Start Azure-SSIS IR and Execute the Setup Script

Set-AzureRmDataFactoryV2IntegrationRuntime -DataFactoryName $DataFactoryName -Name $AzureSSISIRName -ResourceGroupName $ResourceGroupName -SetupScriptContainerSasUri $SetupScriptContainerSasUri

Start-AzureRmDataFactoryV2IntegrationRuntime -DataFactoryName $DataFactoryName -Name $AzureSSISIRName -ResourceGroupName $ResourceGroupName

After 20-30 minutes, the IR will be up and running, and ready to execute SSIS jobs in cloud.

 

SSIS Job Deployment and Execution

Use Visual Studio or SSMS to deploy the SSIS project to the Azure SQL Database which is created previously (the example is “aecorsoft.database.windows.net”).

Make sure the IR is up and running.
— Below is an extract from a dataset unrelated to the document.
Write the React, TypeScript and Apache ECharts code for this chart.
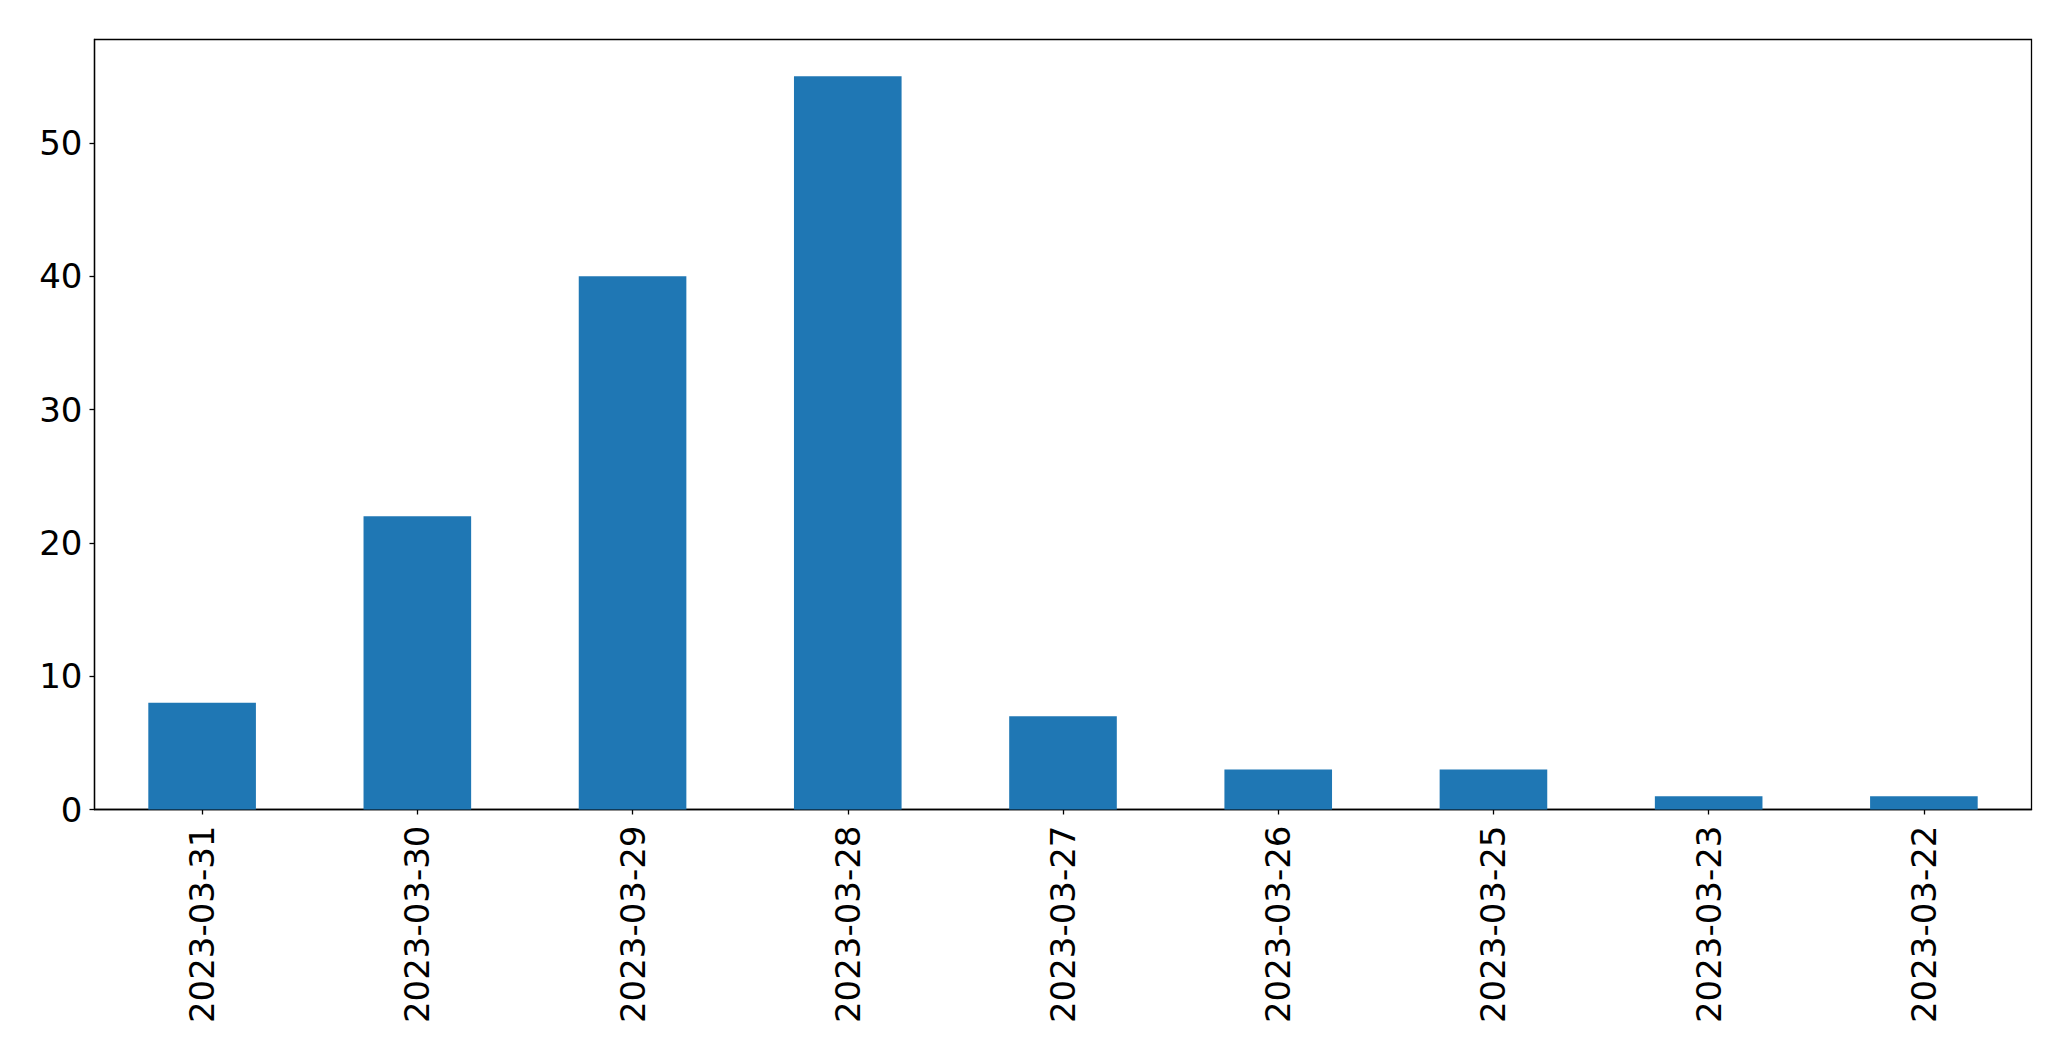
import React, { useEffect, useRef } from "react";
import * as echarts from "echarts";

const categories = [
  "2023-03-31",
  "2023-03-30",
  "2023-03-29",
  "2023-03-28",
  "2023-03-27",
  "2023-03-26",
  "2023-03-25",
  "2023-03-23",
  "2023-03-22",
];
const counts = [8, 22, 40, 55, 7, 3, 3, 1, 1];
const yTicks = [0, 10, 20, 30, 40, 50];
const yMax = 57.75;

export default function App() {
  const ref = useRef<HTMLDivElement>(null);
  useEffect(() => {
    if (!ref.current) return;
    const chart = echarts.init(ref.current, null, { renderer: "svg" });
    const font = "DejaVu Sans";
    chart.setOption({
      animation: false,
      backgroundColor: "#ffffff",
      grid: {
        left: 94.5,
        top: 39.5,
        right: 39.5,
        bottom: 251.5,
        show: true,
        borderColor: "#000000",
        borderWidth: 1.3,
        containLabel: false,
      },
      xAxis: {
        type: "category",
        data: categories,
        boundaryGap: true,
        axisLine: { show: true, lineStyle: { color: "#000000", width: 1.3 } },
        axisTick: {
          show: true,
          alignWithLabel: true,
          length: 5,
          lineStyle: { color: "#000000", width: 1.3 },
        },
        axisLabel: {
          rotate: 90,
          margin: 16,
          fontFamily: font,
          fontSize: 34,
          color: "#000000",
          interval: 0,
        },
        splitLine: { show: false },
      },
      yAxis: {
        type: "value",
        min: 0,
        max: yMax,
        interval: 10,
        axisLine: { show: true, lineStyle: { color: "#000000", width: 1.3 } },
        axisTick: {
          show: true,
          length: 5,
          lineStyle: { color: "#000000", width: 1.3 },
          customValues: yTicks,
        },
        axisLabel: {
          margin: 12,
          fontFamily: font,
          fontSize: 34,
          color: "#000000",
          customValues: yTicks,
        },
        splitLine: { show: false },
      },
      series: [
        {
          type: "bar",
          data: counts,
          barWidth: "50%",
          itemStyle: { color: "#1f77b4" },
        },
      ],
    });
    return () => chart.dispose();
  }, []);
  return (
    <div
      ref={ref}
      style={{ position: "fixed", left: 0, top: 0, width: 2071, height: 1061, background: "#fff" }}
    />
  );
}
Once the SSIS project deployment is successful, execute the project though SSMS, and ADF V2 and IR engine will execute the SSIS job in the IR cluster.

The job status can be monitored in SSMS. Please notice that at this moment, the SSIS execution status cannot be monitored in Azure Data Factory portal in the web browser.

 

Conclusion

The power of Azure Data Factory V2 with SSIS IR, the superb data extraction and data management features of SSIS, and the versatility of the AecorSoft SAP components lead to an efficient and elegant end-to-end solution to bring SAP data to Azure securely and productively. Please contact AecorSoft via online form or email for details of the SAP component software.

By delivering SAP data to Azure through ADF V2 with high performance and low latency, customers are now able to conduct advanced analytics on the massive SAP data in cloud, and truly take advantage of the elasticity of clout computing to drive efficient business insights.